Güncelleme Tarihi:
ABD’li ünlü siyaset bilimi uzmanı Seymour Martin Lipset’in ekonomik büyümenin demokratikleşme getireceğini öngören ünlü “modernleşme teorisi”nden hareketle Türkiye’de özellikle son yıllarda yaşanan ekonomik gelişmenin başta Washington olmak üzere Batı’daki başkentlerde bir iyimserlik yarattığını belirten Acemoğlu, “Bu mantıkla Erdoğan’ın ekonomik başarısı otoriter hükümet tarzının sonunu getirecek. Ancak modernleşme teorisi dünya genelinde demokrasinin yükselişini açıklamada pek az başarılı olabildi” dedi.
Bir yıl önce yayımlanan “Why Nations Fail” kitabına da göndermeyle Güney Kore ve Tayvan gibi ekonomik büyümenin beraberinde demokrasiyi getirdiği istisnai durumlarda aslında çatışmalı bir siyasi süreç yaşandığını da vurgulayan Acemoğlu, Türkiye’deki durumun böyle olmadığını belirtti.
Acemoğlu, “Gösterilerin şiddetle bastırılmasından önce bile Türkiye’nin Ortadoğu’nun geri kalanı için model olabilecek olgun bir demokrasi olma yolunda olduğuna dair inancın elle tutulur tarafı kalmamıştı” yorumunu yaptı.

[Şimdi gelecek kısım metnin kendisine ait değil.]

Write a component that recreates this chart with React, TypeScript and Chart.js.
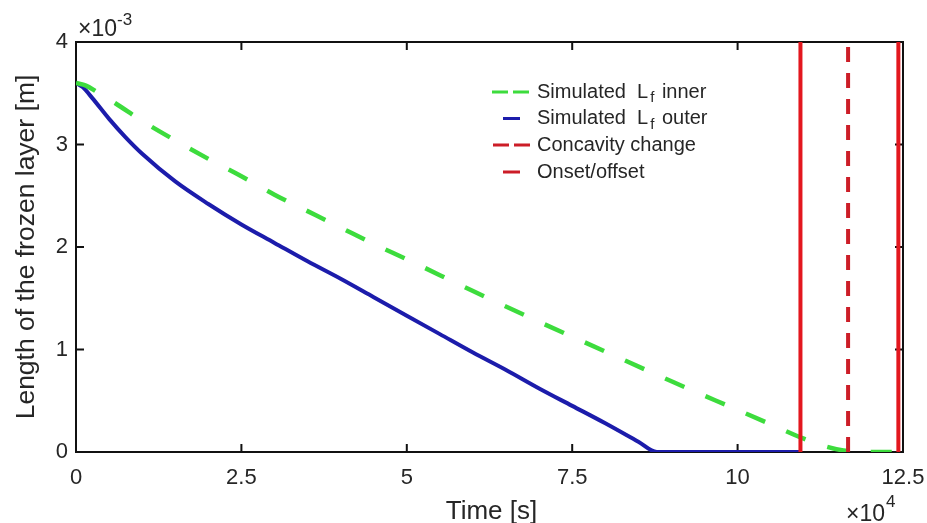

TÜRK DEMOKRASİSİNİ TANIMLAYABİLİR
AK Parti iktidarını güçlendirdikçe muhalif seslere yönelik hoşgörünün azaldığını da belirten Acemoğlu, “Taksim Meydanı’nda birkaç yüz kişinin katıldığı bir barışçıl protesto olarak başlayan bu hareket Türk demokrasisini ilerleyen yıllarda iki nedenden dolayı tanımlayabilir” dedi ve şöyle devam etti:
“Birincisi, demokrasi sadece sandıkta olmaz, özellikle de oy pusulasındaki seçenekler Türkiye’de olduğu gibi çekicilikten uzaksa. (…) İkincisi, bu protestoların ve doğabilecek siyasi hareketlerin, Erdoğan’ın 1998 yılında ‘Bu ülkede Beyaz Türkler ve Siyah Türkler var. Kardeşiniz Tayyip Siyah Türklerdendir’ şeklinde ifade etti, son yirmi yılın köklü ancak bayatlamış siyasi bölünmelerini aşma şansı çok büyük.”
Türkiye’deki asıl tehlikenin AK Parti içindeki radikallerin bu yaşananları toplumu daha da bölmek için kullanma ihtimali olduğunu da öne süren Acemoğlu, “Ancak bu olayları bir dönüm noktası haline getiren şey Türk kamuoyunun geniş bir bölümündeki rahatsızlığın açığa çıkmış olması ve Türk medyası bunu göz ardı etmeye devam etse bile rahatsızlıkla ilgili bilgi yayılacak” dedi.
Acemoğlu yazısını şöyle tamamladı: “Cin şişeden çıktı bir kere. Ne cin ne de Türkiye demokrasisi artık geriye çekilebilir.”